Граф фон Эбербах переживал одно из тех мгновений, когда так и тянет сыграть в орлянку со смертью; впрочем, мысль о самоубийстве даже не пришла ему в голову. Покончить с собой? Чего ради? Это не стоило труда. Он чувствовал, что потерпеть осталось немного: смерть придет и так.
В эту минуту явился лакей.
– Ну, что такое? – резко спросил Юлиус.
– К вашему превосходительству пришли, просят принять.
– Меня ни для кого нет дома, – отрезал граф.
Слуга вышел.
Однако через несколько минут он возвратился снова.
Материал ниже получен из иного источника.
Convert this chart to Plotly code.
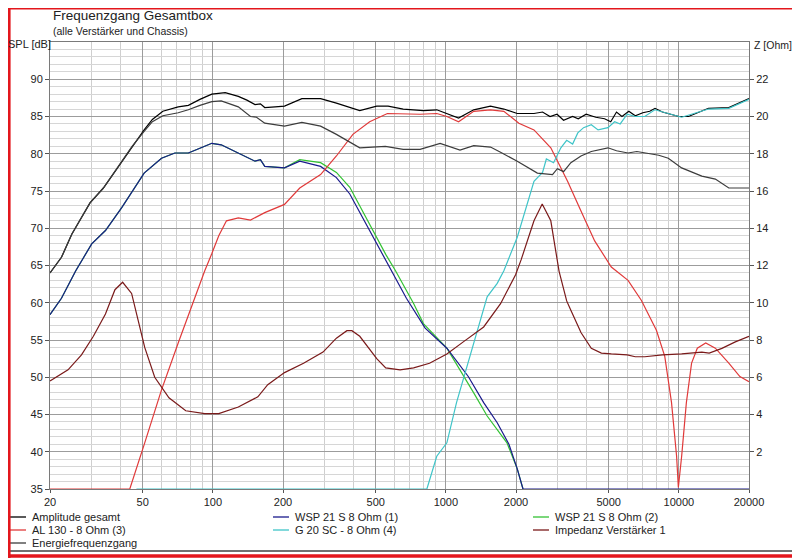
import plotly.graph_objects as go

# --- data ---
# frequencies in Hz, SPL in dB, impedance in Ohm

amp_f = [20, 22.4, 24.8, 29.7, 33.9, 40.7, 45, 50.7, 55, 61, 71, 78.5, 88, 99, 113, 128.6, 140, 151.7,
         160, 167, 185, 203, 241, 290, 339, 427, 505, 565, 656, 801, 914, 1010, 1134, 1317, 1554, 1774,
         2025, 2389, 2600, 2800, 3000, 3200, 3500, 3700, 4000, 4400, 4800, 5100, 5400, 5700, 6100, 6500,
         7000, 7500, 7900, 8500, 9200, 10000, 11000, 13400, 16380, 20000]
amp_db = [64.0, 66.1, 69.2, 73.4, 75.4, 79.0, 81.0, 83.2, 84.6, 85.7, 86.3, 86.5, 87.3, 88.0, 88.2, 87.7, 87.2, 86.6,
          86.7, 86.2, 86.3, 86.4, 87.4, 87.4, 86.8, 85.8, 86.4, 86.4, 86.0, 85.8, 85.9, 85.4, 84.8, 85.9, 86.4, 86.0,
          85.4, 85.4, 85.6, 85.0, 85.3, 84.5, 85.0, 84.7, 85.3, 84.9, 84.7, 84.3, 85.6, 85.0, 85.7, 85.1,
          85.5, 85.7, 86.1, 85.6, 85.3, 85.0, 85.0, 86.1, 86.2, 87.4]

energy_f = [20, 22.4, 24.8, 29.7, 33.9, 40.7, 45, 50.7, 55, 61, 71, 78.5, 88, 99, 108.6, 128.6, 145, 154, 167,
            203, 241, 290, 339, 427, 550, 656, 775, 945, 1150, 1317, 1554, 1717, 2025, 2470, 2869, 3010, 3200,
            3439, 3801, 4209, 4962, 5400, 6052, 6600, 7380, 8200, 9010, 10280, 12550, 14340, 16380, 20000]
energy_db = [64.0, 66.1, 69.2, 73.4, 75.4, 79.0, 81.0, 83.0, 84.3, 85.1, 85.5, 85.9, 86.5, 87.0, 87.1, 86.3, 85.0, 84.9, 84.1,
             83.7, 84.2, 83.7, 82.6, 80.8, 81.0, 80.6, 80.6, 81.4, 80.5, 81.1, 80.9, 80.2, 79.0, 77.4, 77.2, 78.0, 77.6,
             78.8, 79.7, 80.3, 80.8, 80.4, 80.1, 80.3, 80.0, 79.8, 79.4, 78.1, 77.0, 76.6, 75.4, 75.4]

wsp1_f = [20, 22.4, 25.8, 30.2, 34.6, 40.7, 50.7, 60.2, 68.7, 78.5, 89, 99, 108.6, 128.6, 151.7, 160, 167, 203,
          236, 290, 339, 387, 471, 552, 677, 815, 1010, 1248, 1453, 1661, 1865, 2025, 2143, 20000]
wsp1_db = [58.4, 60.6, 64.3, 67.9, 69.7, 72.8, 77.4, 79.4, 80.1, 80.1, 80.8, 81.4, 81.2, 80.1, 79.0, 79.2, 78.3, 78.1,
           79.0, 78.3, 76.8, 74.6, 69.7, 65.7, 60.6, 56.6, 53.9, 50.1, 46.6, 43.9, 41.0, 37.7, 35.0, 35.0]

wsp2_f = [20, 22.4, 25.8, 30.2, 34.6, 40.7, 50.7, 60.2, 68.7, 78.5, 89, 99, 108.6, 128.6, 151.7, 160, 167, 203,
          236, 290, 339, 387, 471, 552, 608, 727, 801, 1010, 1317, 1504, 1829, 2025, 2143]
wsp2_db = [58.4, 60.6, 64.3, 67.9, 69.7, 72.8, 77.4, 79.4, 80.1, 80.1, 80.8, 81.4, 81.2, 80.1, 79.0, 79.2, 78.3, 78.1,
           79.2, 78.8, 77.5, 75.5, 70.6, 66.5, 64.3, 59.9, 57.2, 53.9, 47.9, 44.8, 41.2, 37.7, 35.0]

al130_f = [20, 44, 51, 60.2, 71, 81.6, 92.3, 99, 106, 114.4, 128.6, 145, 167, 203, 236, 290, 339, 399, 471, 561,
           775, 914, 1010, 1134, 1317, 1554, 1774, 2057, 2389, 2821, 3329, 3801, 4352, 5130, 6052, 6908,
           8010, 8700, 9300, 9780, 9950, 10280, 10770, 11340, 12000, 13040, 14340, 16380, 18280, 20000]
al130_db = [35.0, 35.0, 41.2, 48.3, 54.6, 59.9, 64.3, 66.6, 69.0, 71.0, 71.4, 71.1, 72.1, 73.2, 75.4, 77.2, 79.7, 82.6, 84.3, 85.4,
            85.3, 85.4, 85.0, 84.3, 85.7, 85.9, 85.7, 84.1, 83.2, 80.8, 76.3, 72.3, 68.3, 64.8, 63.0, 60.3,
            56.3, 52.8, 46.6, 39.4, 35.2, 39.4, 46.6, 51.9, 53.9, 54.6, 53.9, 51.9, 50.1, 49.4]

g20_f = [47, 829, 914, 1010, 1111, 1222, 1343, 1504, 1661, 1774, 2025, 2389, 2600, 2700, 2900, 3116, 3300,
         3500, 3683, 3900, 4209, 4500, 4962, 5300, 5600, 6000, 6500, 7140, 7886, 10280, 13400, 16380, 20000]
g20_db = [35.0, 35.0, 39.4, 41.2, 46.6, 51.0, 55.4, 60.8, 62.6, 64.3, 68.8, 76.3, 77.5, 79.3, 78.8, 80.8, 81.8,
          81.3, 82.8, 83.5, 83.9, 83.2, 83.5, 84.3, 84.0, 85.3, 85.0, 85.0, 85.9, 84.9, 86.0, 86.1, 87.3]

imp_f = [20, 23.9, 27.3, 30.7, 34.6, 38, 41, 44.8, 51, 56.3, 64.8, 76.5, 92.3, 106, 128.6, 156, 172, 203, 245,
         297, 339, 376, 395, 427, 505, 552, 636, 727, 851, 1010, 1188, 1453, 1717, 1992, 2103, 2389, 2591,
         2821, 3060, 3300, 3439, 3801, 4209, 4650, 5130, 6000, 6500, 7140, 8500, 10280, 12550, 13500, 15300,
         17470, 20000]
imp_ohm = [5.8, 6.4, 7.2, 8.2, 9.4, 10.7, 11.1, 10.5, 7.6, 6.0, 4.9, 4.2, 4.05, 4.05, 4.4, 4.95, 5.6, 6.25, 6.75,
           7.35, 8.1, 8.5, 8.5, 8.2, 7.0, 6.5, 6.4, 6.5, 6.75, 7.25, 7.9, 8.7, 9.95, 11.5, 12.3, 14.4, 15.3,
           14.4, 11.7, 10.1, 9.6, 8.4, 7.55, 7.3, 7.25, 7.2, 7.1, 7.1, 7.2, 7.25, 7.35, 7.3, 7.55,
           7.9, 8.2]

x_ticks = [20, 50, 100, 200, 500, 1000, 2000, 5000, 10000, 20000]
x_minor = [30, 40, 60, 70, 80, 90, 300, 400, 600, 700, 800, 900, 3000, 4000, 6000, 7000, 8000, 9000]
spl_ticks = [35, 40, 45, 50, 55, 60, 65, 70, 75, 80, 85, 90]
z_ticks = [2, 4, 6, 8, 10, 12, 14, 16, 18, 20, 22]

# name, colour, x, y, axis  (drawing order)
series = [
    ("Amplitude gesamt", "#000000", amp_f, amp_db, "y"),
    ("WSP 21 S 8 Ohm (2)", "#33c233", wsp2_f, wsp2_db, "y"),
    ("WSP 21 S 8 Ohm (1)", "#1a1a8c", wsp1_f, wsp1_db, "y"),
    ("AL 130 - 8 Ohm (3)", "#e03a3a", al130_f, al130_db, "y"),
    ("G 20 SC - 8 Ohm (4)", "#3fc4c8", g20_f, g20_db, "y"),
    ("Impedanz Verstärker 1", "#7a1a1a", imp_f, imp_ohm, "y2"),
    ("Energiefrequenzgang", "#3c3c3c", energy_f, energy_db, "y"),
]

# legend layout as in the picture: 3 columns
legend_items = [
    ("Amplitude gesamt", "#000000"), ("WSP 21 S 8 Ohm (1)", "#1a1a8c"), ("WSP 21 S 8 Ohm (2)", "#33c233"),
    ("AL 130 - 8 Ohm (3)", "#e03a3a"), ("G 20 SC - 8 Ohm (4)", "#3fc4c8"), ("Impedanz Verstärker 1", "#7a1a1a"),
    ("Energiefrequenzgang", "#3c3c3c"),
]

# the page has an 8px body margin, so the figure is made 8px smaller and the margins shifted
OFF = 8
W, H = 800 - OFF, 558 - OFF
L, R, T, B = 50 - OFF, 51, 42 - OFF, 69
PW, PH = W - L - R, H - T - B


def px(x):
    # page pixel -> paper x
    return (x - OFF - L) / PW


def py(y):
    # page pixel -> paper y
    return (H - B - (y - OFF)) / PH


fig = go.Figure()
for name, col, xs, ys, ax in series:
    fig.add_trace(go.Scatter(x=xs, y=ys, name=name, mode="lines", yaxis=ax,
                             line=dict(color=col, width=1.2), showlegend=False))

font = "Liberation Sans, Arial, sans-serif"
ann = [
    dict(text="Frequenzgang Gesamtbox", x=px(51), y=py(15.5), xanchor="left", yanchor="middle",
         font=dict(size=13.5, color="#222")),
    dict(text="(alle Verstärker und Chassis)", x=px(51), y=py(30.5), xanchor="left", yanchor="middle",
         font=dict(size=10.5, color="#222")),
    dict(text="SPL [dB]", x=px(6), y=py(44), xanchor="left", yanchor="middle", font=dict(size=11, color="#222")),
    dict(text="Z [Ohm]", x=px(752), y=py(45), xanchor="left", yanchor="middle", font=dict(size=10.5, color="#222")),
]
shapes = []
col_x = [10, 273, 533]
row_y = [517, 530, 543]
for i, (name, col) in enumerate(legend_items):
    cx, ry = col_x[i % 3], row_y[i // 3]
    shapes.append(dict(type="line", xref="paper", yref="paper", x0=px(cx), x1=px(cx + 16),
                       y0=py(ry), y1=py(ry), line=dict(color=col, width=1.3)))
    ann.append(dict(text=name, x=px(cx + 20), y=py(ry), xanchor="left", yanchor="middle",
                    font=dict(size=11, color="#222")))
for a in ann:
    a.update(xref="paper", yref="paper", showarrow=False)

# separator line and red frame of the screenshot
red = "#e3161c"
shapes.append(dict(type="line", xref="paper", yref="paper", x0=px(10), x1=px(797), y0=py(551), y1=py(551),
                   line=dict(color="#707070", width=2)))
frame = [(9, 8.7, 798.5, 8.7, 1.6), (9.3, 8, 9.3, 558, 2.6), (798.3, 8, 798.3, 558, 3.4),
         (8, 556, 800, 556, 3.6)]
for x0, y0, x1, y1, w in frame:
    shapes.append(dict(type="line", xref="paper", yref="paper", x0=px(x0), y0=py(y0), x1=px(x1), y1=py(y1),
                       line=dict(color=red, width=w)))

fig.update_layout(
    width=W, height=H,
    margin=dict(l=L, r=R, t=T, b=B),
    paper_bgcolor="white", plot_bgcolor="white",
    font=dict(family=font, size=11, color="#222"),
    annotations=ann, shapes=shapes,
    showlegend=False,
    xaxis=dict(type="log", range=[1.30103, 4.30103], tickmode="array", tickvals=x_ticks,
               ticktext=[str(v) for v in x_ticks], showgrid=True, gridcolor="#9c9c9c", gridwidth=1,
               minor=dict(tickmode="array", tickvals=x_minor, showgrid=True, gridcolor="#cfcfcf", gridwidth=1),
               showline=True, linecolor="#7a7a7a", mirror=True, ticks="outside", ticklen=3,
               tickcolor="#555", zeroline=False),
    yaxis=dict(range=[35, 95], tickmode="array", tickvals=spl_ticks, showgrid=True, gridcolor="#9c9c9c",
               minor=dict(dtick=1, tick0=35, showgrid=True, gridcolor="#d6d6d6", gridwidth=1),
               showline=True, linecolor="#7a7a7a", mirror=True, ticks="outside", ticklen=4,
               tickcolor="#555", zeroline=False),
    yaxis2=dict(range=[0, 24], overlaying="y", side="right", tickmode="array", tickvals=z_ticks,
                showgrid=False, ticks="outside", ticklen=4, tickcolor="#555", zeroline=False,
                showline=False),
)

fig.write_html("out.html")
– Что еще? – осведомился Юлиус нетерпеливо.
– Прошу прощения у вашей милости, – сказал лакей. – Но это опять та персона, о которой я уже докладывал.
– Сказано же: меня нет.
– Я ей говорил, ваше превосходительство. Но она настаивает, клянется, что имеет сообщить вам известия чрезвычайной важности, что ей надо вам одно только слово сказать, но от этого слова зависит ваша жизнь.
– Ба! – усмехнулся Юлиус, пожимая плечами. – Это всего лишь предлог, чтобы проникнуть сюда.
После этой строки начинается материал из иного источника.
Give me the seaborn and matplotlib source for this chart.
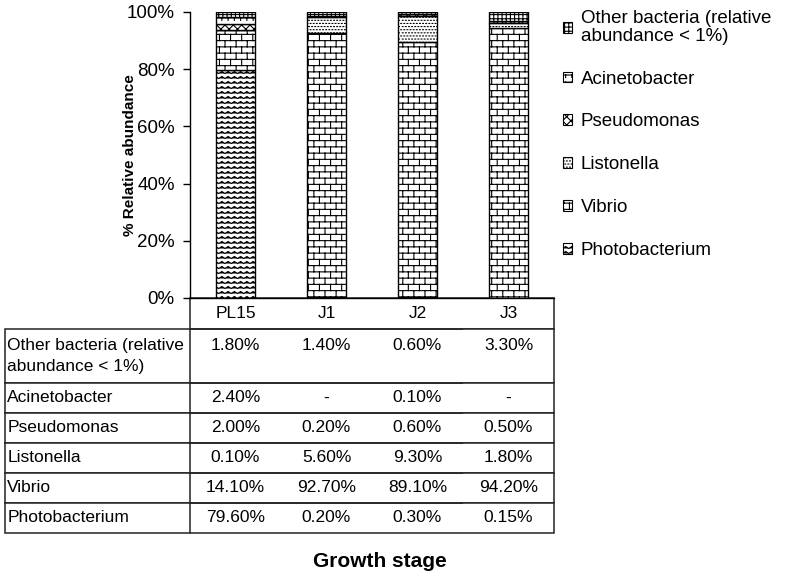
import warnings
import numpy as np
import matplotlib
matplotlib.use("Agg")
import matplotlib.pyplot as plt
import matplotlib.hatch as mhatch
from matplotlib.path import Path
from matplotlib.patches import Patch
from matplotlib.ticker import FuncFormatter
import seaborn as sns

warnings.filterwarnings("ignore")

# ---------------- data ----------------
stages = ["PL15", "J1", "J2", "J3"]
taxa = ["Photobacterium", "Vibrio", "Listonella", "Pseudomonas",
        "Acinetobacter", "Other bacteria (relative\nabundance < 1%)"]
photobacterium = [79.6, 0.2, 0.3, 0.15]
vibrio = [14.1, 92.7, 89.1, 94.2]
listonella = [0.1, 5.6, 9.3, 1.8]
pseudomonas = [2.0, 0.2, 0.6, 0.5]
acinetobacter = [2.4, None, 0.1, None]
other = [1.8, 1.4, 0.6, 3.3]
y_ticks = [0, 20, 40, 60, 80, 100]

series = [photobacterium, vibrio, listonella, pseudomonas, acinetobacter, other]


# ---------------- custom hatch patterns ----------------
class _Pattern(mhatch.HatchPatternBase):
    key = None

    def __init__(self, hatch, density):
        self.segs = self.build() if (hatch and self.key in hatch) else []
        self.num_vertices = sum(len(s) for s in self.segs)

    def build(self):
        return []

    def set_vertices_and_codes(self, vertices, codes):
        i = 0
        for s in self.segs:
            n = len(s)
            vertices[i:i + n] = s
            codes[i] = Path.MOVETO
            codes[i + 1:i + n] = Path.LINETO
            i += n


class _Brick(_Pattern):
    key = "B"

    def build(self):
        R, C = 16, 9
        segs = []
        for r in range(R):
            y = (r + 0.5) / R
            segs.append([(0.0, y), (1.0, y)])
            off = 0.5 * (r % 2)
            for c in range(C):
                x = (c + 0.25 + off) / C
                y2 = y + 1.0 / R
                if y2 <= 1.0:
                    segs.append([(x, y), (x, y2)])
                else:
                    segs.append([(x, y), (x, 1.0)])
                    segs.append([(x, 0.0), (x, y2 - 1.0)])
        return segs


class _Zig(_Pattern):
    key = "Z"

    def build(self):
        R, P = 20, 16
        segs = []
        for r in range(R):
            base = (r + 0.3) / R
            amp = 0.4 / R
            segs.append([(k / (2 * P), base + amp * (k % 2)) for k in range(2 * P + 1)])
        return segs


class _Tick(_Pattern):
    key = "T"

    def build(self):
        R, C = 14, 16
        segs = []
        for r in range(R):
            y = (r + 0.5) / R
            segs.append([(0.0, y), (1.0, y)])
            for c in range(C):
                x = (c + 0.5) / C
                segs.append([(x, y), (x, y - 0.35 / R)])
        return segs


class _Dots(_Pattern):
    key = "D"

    def build(self):
        N = 32
        segs = []
        for r in range(N):
            y = (r + 0.5) / N
            off = 0.5 * (r % 2)
            for c in range(N):
                x = (c + 0.25 + off) / N
                segs.append([(x, y), (x + 0.008, y)])
        return segs


mhatch._hatch_types.extend([_Brick, _Zig, _Tick, _Dots])
mhatch._validate_hatch_pattern = lambda hatch: None

hatches = ["Z", "B", "D", "xxxx", "T", "++++"]

# ---------------- style ----------------
sns.set_theme(style="white")
plt.rcParams["font.family"] = ["Liberation Sans", "DejaVu Sans"]
plt.rcParams["hatch.linewidth"] = 0.8
plt.rcParams["hatch.color"] = "black"

fig = plt.figure(figsize=(7.87, 5.81), dpi=100)
W, H = 787.0, 581.0
AX_W, AX_H = 364.0, 286.0
ax = fig.add_axes([190 / W, 1 - 298 / H, AX_W / W, AX_H / H])

vals = np.array([[0.0 if v is None else v for v in s] for s in series], float)
shares = vals / vals.sum(axis=0) * 100.0

bottom = np.zeros(len(stages))
for name, share, hatch in zip(taxa, shares, hatches):
    sns.barplot(x=stages, y=share, order=stages, bottom=bottom, width=0.42,
                color="white", edgecolor="black", linewidth=1.0, hatch=hatch,
                saturation=1, errorbar=None, ax=ax)
    bottom = bottom + share

ax.set_xlim(-0.5, len(stages) - 0.5)
ax.set_ylim(0, 100)
ax.set_yticks(y_ticks)
ax.yaxis.set_major_formatter(FuncFormatter(lambda v, p: f"{v:.0f}%"))
ax.tick_params(axis="y", left=True, length=5, width=1, color="black",
               pad=6, labelsize=13.5, labelcolor="black")
ax.tick_params(axis="x", bottom=False, labelbottom=False)
for s in ["top", "right"]:
    ax.spines[s].set_visible(False)
for s in ["left", "bottom"]:
    ax.spines[s].set_color("black")
    ax.spines[s].set_linewidth(1.0)

ax.set_ylabel("% Relative abundance", fontsize=11, fontweight="bold", color="black")
ax.yaxis.set_label_coords(-0.165, 0.5)
ax.yaxis.label.set_va("center")
ax.set_xlabel("Growth stage", fontsize=15, fontweight="bold", color="black")
ax.xaxis.set_label_coords(0.522, -0.923)
ax.xaxis.label.set_va("center")


# ---------------- data table ----------------
def fmt(v):
    return "-" if v is None else f"{v:.2f}%"


row_labels = list(reversed(taxa))
cell_text = [[fmt(v) for v in s] for s in reversed(series)]
cell_text[0] = [t + "\n " for t in cell_text[0]]

tbl = ax.table(cellText=cell_text, rowLabels=row_labels, colLabels=stages,
               cellLoc="center", rowLoc="left", colLoc="center", loc="bottom")
tbl._autoColumns.clear()
tbl.auto_set_font_size(False)
tbl.set_fontsize(12.5)
ncol = len(stages)
for (r, c), cell in tbl.get_celld().items():
    cell.set_linewidth(1.1)
    cell.set_edgecolor("#222222")
    cell.set_width((185 if c == -1 else 91) / AX_W)
    cell.set_height((31 if r == 0 else (54 if r == 1 else 30)) / AX_H)
    cell.get_text().set_color("black")
    if c == -1:
        cell.visible_edges = "closed"
        cell.PAD = 0.012
    else:
        e = "TB"
        if c == 0 and r == 0:
            e += "L"
        if c == ncol - 1:
            e += "R"
        cell.visible_edges = e
    if r == 1:
        cell.get_text().set_linespacing(1.55)

# ---------------- legend ----------------
handles = [Patch(facecolor="white", edgecolor="black", linewidth=0.8, hatch=h, label=l)
           for l, h in zip(taxa, hatches)][::-1]
leg = fig.legend(handles=handles, loc="upper left",
                 bbox_to_anchor=(563 / W, 1 - 10 / H), frameon=False, fontsize=13.5,
                 handlelength=0.5, handleheight=0.5, handletextpad=0.45,
                 labelspacing=1.38, borderaxespad=0, borderpad=0)
for t in leg.get_texts():
    t.set_linespacing(1.05)
    t.set_color("black")

fig.savefig("out.png", dpi=100)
– Не думаю, – возразил слуга. – У этой юной особы такой взволнованный вид! Она, должно быть, искренна.
– Так это молодая девушка? – спросил Юлиус.
– Да, ваша милость, совсем молоденькая, насколько можно разглядеть сквозь вуаль. Немка. Ее сопровождает компаньонка, тоже немка.
– Мне-то какая разница? – промолвил Юлиус. – Скажите этой девице, что я сейчас занят и принять ее не могу.
Лакей направился к выходу. Но Юлиус тотчас передумал, как случается с натурами колеблющимися, не привыкшими стоять на своем, и окликнул его:
– Впрочем, если ей надо сказать мне всего одно слово, пусть войдет. Все-таки это женщина, к тому же соотечественница. Любого из этих двух свойств хватило бы, чтобы не вынуждать ее уйти отсюда ни с чем.
Лакей вышел и тут же возвратился в сопровождении юной трепещущей девушки под вуалью.
Женщина, сопровождавшая девушку, осталась в соседней комнате.
XXI
Перст Божий
– Сударь… Господин граф… Ваше превосходительство… – лепетала девушка в смятении, явственно выражавшемся и в ее скованных движениях, и в дрожавшем голосе.
Хотя она была вся скрыта плащом и вуалью, Юлиус смог распознать по ее тоненькой, хрупкой фигуре, что она очень молода.
– Присядьте, мадемуазель, и успокойтесь, – произнес он мягко.
Он подвел посетительницу к креслу и сел подле нее.
– Вы хотели поговорить со мной, – сказал он.